◆ **Dataset excerpt**:
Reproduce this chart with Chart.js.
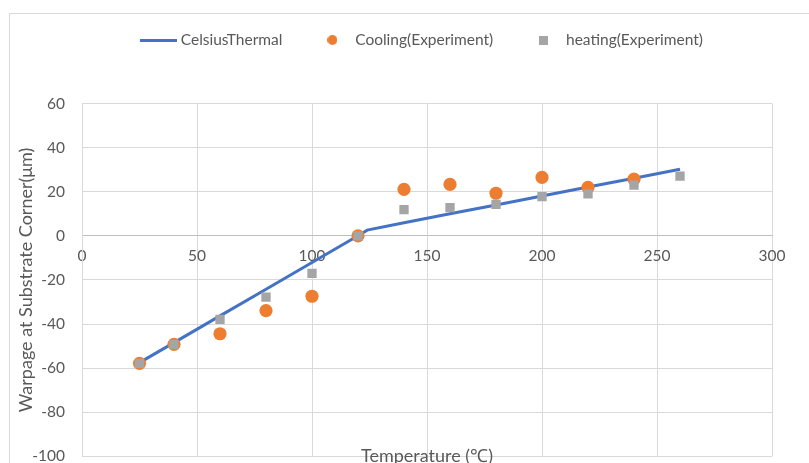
<!DOCTYPE html>
<html>
<head>
<meta charset="utf-8">
<script src="https://cdn.jsdelivr.net/npm/chart.js@4.4.1/dist/chart.umd.min.js"></script>
<style>
  html, body { margin: 0; padding: 0; background: #fff; }
  #wrap { position: relative; width: 809px; height: 463px; overflow: hidden; }
  #frame { position: absolute; left: 9px; top: 13px; width: 900px; height: 500px;
           border-left: 1px solid #d9d9d9; border-top: 1px solid #d9d9d9; }
  canvas { position: absolute; left: 0; top: 0; }
</style>
</head>
<body>
<div id="wrap"><div id="frame"></div><canvas id="myChart" width="809" height="463"></canvas></div>
<script>
const lineTemps = [25, 40, 60, 80, 100, 120, 124, 140, 160, 180, 200, 220, 240, 260];
const lineWarpage = [-57.5, -48.4, -36.3, -24.2, -12.1, 0, 2.6, 5.9, 10, 14, 18.1, 22.1, 26.1, 30.2];

const coolTemps = [25, 40, 60, 80, 100, 120, 140, 160, 180, 200, 220, 240];
const coolWarpage = [-57.8, -49.2, -44.4, -33.9, -27.4, 0, 21.1, 23.3, 19.3, 26.5, 22.0, 25.7];

const heatTemps = [25, 40, 60, 80, 100, 120, 140, 160, 180, 200, 220, 240, 260];
const heatWarpage = [-57.8, -49.2, -37.9, -27.8, -17.0, 0, 11.9, 12.8, 14.3, 17.8, 19.0, 23.0, 27.1];

const seriesNames = ['CelsiusThermal', 'Cooling(Experiment)', 'heating(Experiment)'];

const BLUE = '#4472C4', ORANGE = '#ED7D31', GRAY = '#A5A5A5', TEXT = '#595959';
const FONT = 'Lato';

const toPoints = (xs, ys) => xs.map((x, i) => ({ x: x, y: ys[i] }));

// little canvases used as legend markers
function marker(w, h, draw) {
  const c = document.createElement('canvas');
  c.width = w; c.height = h;
  draw(c.getContext('2d'));
  return c;
}
const lineMark = marker(37, 3, g => { g.fillStyle = BLUE; g.fillRect(0, 0, 37, 3); });
const dotMark = marker(10, 10, g => { g.fillStyle = ORANGE; g.beginPath(); g.arc(5, 5, 5, 0, Math.PI * 2); g.fill(); });
const boxMark = marker(9, 9, g => { g.fillStyle = GRAY; g.fillRect(0, 0, 9, 9); });
const legendMarks = [lineMark, dotMark, boxMark];

// move legend up into the frame and to its spot
const legendShift = {
  id: 'legendShift',
  afterLayout(chart) {
    const lg = chart.legend;
    const dx = 143 - (lg.left + 35);
    const dy = 40 - (lg.top + 35 + 7.75);
    lg.left += dx; lg.right += dx;
    lg.top += dy; lg.bottom += dy;
  }
};

// x axis title sits at the bottom edge, the x axis itself crosses at y = 0
const xTitle = {
  id: 'xTitle',
  afterDraw(chart) {
    const { ctx, chartArea } = chart;
    ctx.save();
    ctx.font = '18px ' + FONT;
    ctx.fillStyle = TEXT;
    ctx.textAlign = 'center';
    ctx.textBaseline = 'middle';
    ctx.fillText('Temperature (℃)', (chartArea.left + chartArea.right) / 2, 456);
    ctx.restore();
  }
};

new Chart(document.getElementById('myChart'), {
  type: 'scatter',
  data: {
    datasets: [
      {
        label: seriesNames[0],
        data: toPoints(lineTemps, lineWarpage),
        showLine: true,
        borderColor: BLUE,
        borderWidth: 3,
        pointRadius: 0,
        tension: 0,
        order: 2
      },
      {
        label: seriesNames[1],
        data: toPoints(coolTemps, coolWarpage),
        backgroundColor: ORANGE,
        borderWidth: 0,
        pointRadius: 6.6,
        order: 1
      },
      {
        label: seriesNames[2],
        data: toPoints(heatTemps, heatWarpage),
        backgroundColor: GRAY,
        borderWidth: 0,
        pointStyle: 'rect',
        pointRadius: 6.6,
        order: 0
      }
    ]
  },
  options: {
    responsive: false,
    animation: false,
    devicePixelRatio: 1,
    layout: { padding: { top: 43, right: 37, bottom: 5, left: 0 } },
    plugins: {
      tooltip: { enabled: false },
      legend: {
        position: 'top',
        align: 'start',
        labels: {
          usePointStyle: true,
          pointStyleWidth: 30,
          padding: 35,
          color: TEXT,
          font: { family: FONT, size: 15.5 },
          generateLabels(chart) {
            return chart.data.datasets.map((ds, i) => ({
              text: ds.label,
              pointStyle: legendMarks[i],
              fillStyle: 'transparent',
              strokeStyle: 'transparent',
              lineWidth: 0,
              fontColor: TEXT,
              datasetIndex: i
            }));
          }
        }
      }
    },
    scales: {
      x: {
        type: 'linear',
        position: { y: 0 },
        min: 0,
        max: 300,
        ticks: { stepSize: 50, padding: 11, color: TEXT, font: { family: FONT, size: 15.5 } },
        grid: { color: '#d9d9d9', drawTicks: false },
        border: { color: '#bfbfbf' }
      },
      y: {
        type: 'linear',
        position: 'left',
        min: -100,
        max: 60,
        ticks: { stepSize: 20, padding: 17, color: TEXT, font: { family: FONT, size: 15.5 } },
        grid: { color: '#d9d9d9', drawTicks: false },
        border: { color: '#d9d9d9' },
        title: {
          display: true,
          text: 'Warpage at Substrate Corner(μm)',
          color: TEXT,
          font: { family: FONT, size: 18, weight: 'normal' },
          padding: { top: 15, bottom: 0 }
        },
        afterFit(scale) {
          scale.width = 82;
          scale.paddingBottom = 0;
          scale.paddingTop = 0;
        }
      }
    }
  },
  plugins: [legendShift, xTitle]
});
</script>
</body>
</html>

◆ **Your goal**:
Go through the listing above and quote it exactly, apart from its images.

◆ **Full solution**:
Reproduce this chart with Chart.js.
<!DOCTYPE html>
<html>
<head>
<meta charset="utf-8">
<script src="https://cdn.jsdelivr.net/npm/chart.js@4.4.1/dist/chart.umd.min.js"></script>
<style>
  html, body { margin: 0; padding: 0; background: #fff; }
  #wrap { position: relative; width: 809px; height: 463px; overflow: hidden; }
  #frame { position: absolute; left: 9px; top: 13px; width: 900px; height: 500px;
           border-left: 1px solid #d9d9d9; border-top: 1px solid #d9d9d9; }
  canvas { position: absolute; left: 0; top: 0; }
</style>
</head>
<body>
<div id="wrap"><div id="frame"></div><canvas id="myChart" width="809" height="463"></canvas></div>
<script>
const lineTemps = [25, 40, 60, 80, 100, 120, 124, 140, 160, 180, 200, 220, 240, 260];
const lineWarpage = [-57.5, -48.4, -36.3, -24.2, -12.1, 0, 2.6, 5.9, 10, 14, 18.1, 22.1, 26.1, 30.2];

const coolTemps = [25, 40, 60, 80, 100, 120, 140, 160, 180, 200, 220, 240];
const coolWarpage = [-57.8, -49.2, -44.4, -33.9, -27.4, 0, 21.1, 23.3, 19.3, 26.5, 22.0, 25.7];

const heatTemps = [25, 40, 60, 80, 100, 120, 140, 160, 180, 200, 220, 240, 260];
const heatWarpage = [-57.8, -49.2, -37.9, -27.8, -17.0, 0, 11.9, 12.8, 14.3, 17.8, 19.0, 23.0, 27.1];

const seriesNames = ['CelsiusThermal', 'Cooling(Experiment)', 'heating(Experiment)'];

const BLUE = '#4472C4', ORANGE = '#ED7D31', GRAY = '#A5A5A5', TEXT = '#595959';
const FONT = 'Lato';

const toPoints = (xs, ys) => xs.map((x, i) => ({ x: x, y: ys[i] }));

// little canvases used as legend markers
function marker(w, h, draw) {
  const c = document.createElement('canvas');
  c.width = w; c.height = h;
  draw(c.getContext('2d'));
  return c;
}
const lineMark = marker(37, 3, g => { g.fillStyle = BLUE; g.fillRect(0, 0, 37, 3); });
const dotMark = marker(10, 10, g => { g.fillStyle = ORANGE; g.beginPath(); g.arc(5, 5, 5, 0, Math.PI * 2); g.fill(); });
const boxMark = marker(9, 9, g => { g.fillStyle = GRAY; g.fillRect(0, 0, 9, 9); });
const legendMarks = [lineMark, dotMark, boxMark];

// move legend up into the frame and to its spot
const legendShift = {
  id: 'legendShift',
  afterLayout(chart) {
    const lg = chart.legend;
    const dx = 143 - (lg.left + 35);
    const dy = 40 - (lg.top + 35 + 7.75);
    lg.left += dx; lg.right += dx;
    lg.top += dy; lg.bottom += dy;
  }
};

// x axis title sits at the bottom edge, the x axis itself crosses at y = 0
const xTitle = {
  id: 'xTitle',
  afterDraw(chart) {
    const { ctx, chartArea } = chart;
    ctx.save();
    ctx.font = '18px ' + FONT;
    ctx.fillStyle = TEXT;
    ctx.textAlign = 'center';
    ctx.textBaseline = 'middle';
    ctx.fillText('Temperature (℃)', (chartArea.left + chartArea.right) / 2, 456);
    ctx.restore();
  }
};

new Chart(document.getElementById('myChart'), {
  type: 'scatter',
  data: {
    datasets: [
      {
        label: seriesNames[0],
        data: toPoints(lineTemps, lineWarpage),
        showLine: true,
        borderColor: BLUE,
        borderWidth: 3,
        pointRadius: 0,
        tension: 0,
        order: 2
      },
      {
        label: seriesNames[1],
        data: toPoints(coolTemps, coolWarpage),
        backgroundColor: ORANGE,
        borderWidth: 0,
        pointRadius: 6.6,
        order: 1
      },
      {
        label: seriesNames[2],
        data: toPoints(heatTemps, heatWarpage),
        backgroundColor: GRAY,
        borderWidth: 0,
        pointStyle: 'rect',
        pointRadius: 6.6,
        order: 0
      }
    ]
  },
  options: {
    responsive: false,
    animation: false,
    devicePixelRatio: 1,
    layout: { padding: { top: 43, right: 37, bottom: 5, left: 0 } },
    plugins: {
      tooltip: { enabled: false },
      legend: {
        position: 'top',
        align: 'start',
        labels: {
          usePointStyle: true,
          pointStyleWidth: 30,
          padding: 35,
          color: TEXT,
          font: { family: FONT, size: 15.5 },
          generateLabels(chart) {
            return chart.data.datasets.map((ds, i) => ({
              text: ds.label,
              pointStyle: legendMarks[i],
              fillStyle: 'transparent',
              strokeStyle: 'transparent',
              lineWidth: 0,
              fontColor: TEXT,
              datasetIndex: i
            }));
          }
        }
      }
    },
    scales: {
      x: {
        type: 'linear',
        position: { y: 0 },
        min: 0,
        max: 300,
        ticks: { stepSize: 50, padding: 11, color: TEXT, font: { family: FONT, size: 15.5 } },
        grid: { color: '#d9d9d9', drawTicks: false },
        border: { color: '#bfbfbf' }
      },
      y: {
        type: 'linear',
        position: 'left',
        min: -100,
        max: 60,
        ticks: { stepSize: 20, padding: 17, color: TEXT, font: { family: FONT, size: 15.5 } },
        grid: { color: '#d9d9d9', drawTicks: false },
        border: { color: '#d9d9d9' },
        title: {
          display: true,
          text: 'Warpage at Substrate Corner(μm)',
          color: TEXT,
          font: { family: FONT, size: 18, weight: 'normal' },
          padding: { top: 15, bottom: 0 }
        },
        afterFit(scale) {
          scale.width = 82;
          scale.paddingBottom = 0;
          scale.paddingTop = 0;
        }
      }
    }
  },
  plugins: [legendShift, xTitle]
});
</script>
</body>
</html>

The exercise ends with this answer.